Aswany loves to share his research with the reader. No, he insists on sharing his research with the reader. Hear about the original Native Americans of the Great Lakes area. Hear about the modern persecution of Christian Copts, about developments in histology, the 1968 Democratic Convention, the meretricious nature of Modern Art, sexual practices from A to W. The author's lectures begin on the first page with the genocidal behaviour of Pilgrim settlers, and continue till the last page, where he's into the hallucinatory effects of anaesthesia.
When Aswany stops being didactic and concentrates on being dramatic, things canter forward. And sideways. And backwards. The plot frequently teeters on the edge of (and occasionally lurches into) soap opera, especially in the final scenes, where you get a drug overdose, a beating from the FBI, a fatal shooting, a sexual rejection, a terminated pregnancy.

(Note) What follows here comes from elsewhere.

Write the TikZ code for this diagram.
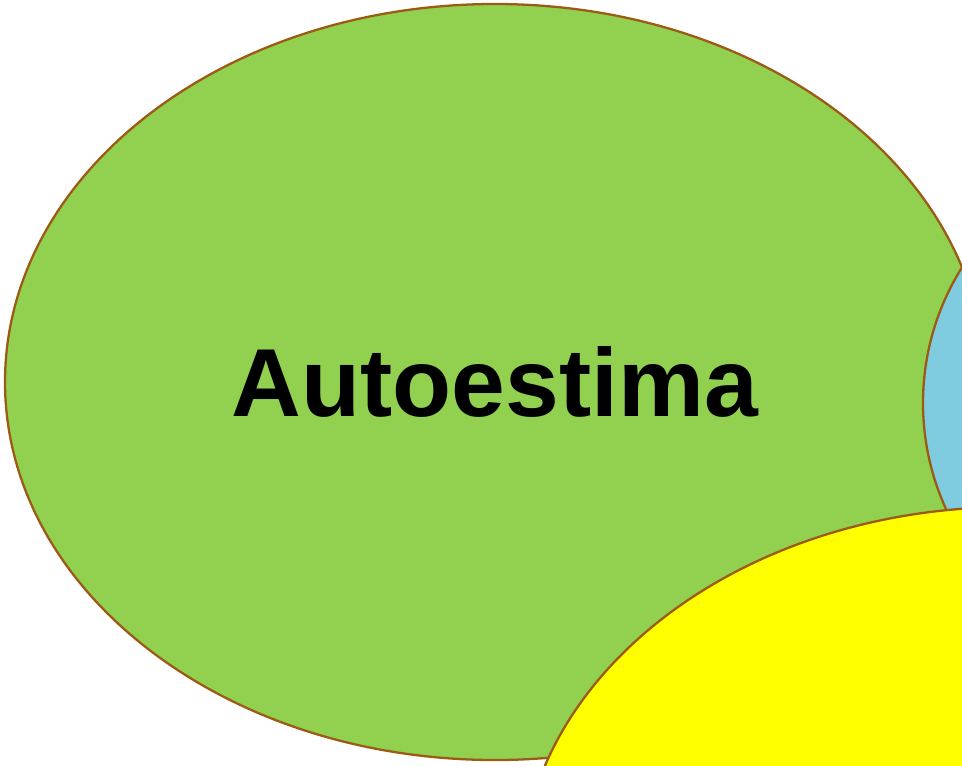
\documentclass[tikz,border=0pt]{standalone}
\usepackage{fontspec}
\setmainfont{Liberation Sans}
\usepackage{xcolor}
\definecolor{greenfill}{HTML}{92D050}
\definecolor{bluefill}{HTML}{7FCBE0}
\definecolor{yellowfill}{HTML}{FFFF00}
\definecolor{rimcolor}{HTML}{9C5B14}

\begin{document}
\begin{tikzpicture}[x=0.02cm, y=-0.02cm,
    bubble/.style={draw=rimcolor, line width=1.3pt}]

  % Frame
  \useasboundingbox (0, 0) rectangle (962, 765);
  \clip (0, 0) rectangle (962, 765);

  % Green ellipse
  \filldraw[bubble, fill=greenfill] (495, 382) ellipse [x radius=490, y radius=378];
  \node[font=\bfseries\fontsize{55}{60}\selectfont] (autoestima) at (495, 382) {Autoestima};

  % Blue circle (right)
  \filldraw[bubble, fill=bluefill] (1178, 403) circle [radius=255];

  % Yellow ellipse (bottom right)
  \filldraw[bubble, fill=yellowfill] (1010, 885) ellipse [x radius=490, y radius=378];

\end{tikzpicture}
\end{document}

No, I am not spoiling things: you can see and hear them all coming. The clash of cultures meeting and the grunts of bodies meeting are recurring motifs in the book. The former starts on page 1, the latter on page 8.
There are perceptive studies of those poised or adrift between contrasting lifestyles and values, and minute examinations of individual behaviour, especially when it's in any way aberrant.
There are severe judgments of American racism and greed, and of Egypt: "corrupt ... illiterate ... despotic ... scientifically backward." Read it in big gulps. After all, it seems to have been largely written that way.
Chicago
By Alaa Al Aswany (Fourth Estate $34.99)
* David Hill is a Taranaki writer.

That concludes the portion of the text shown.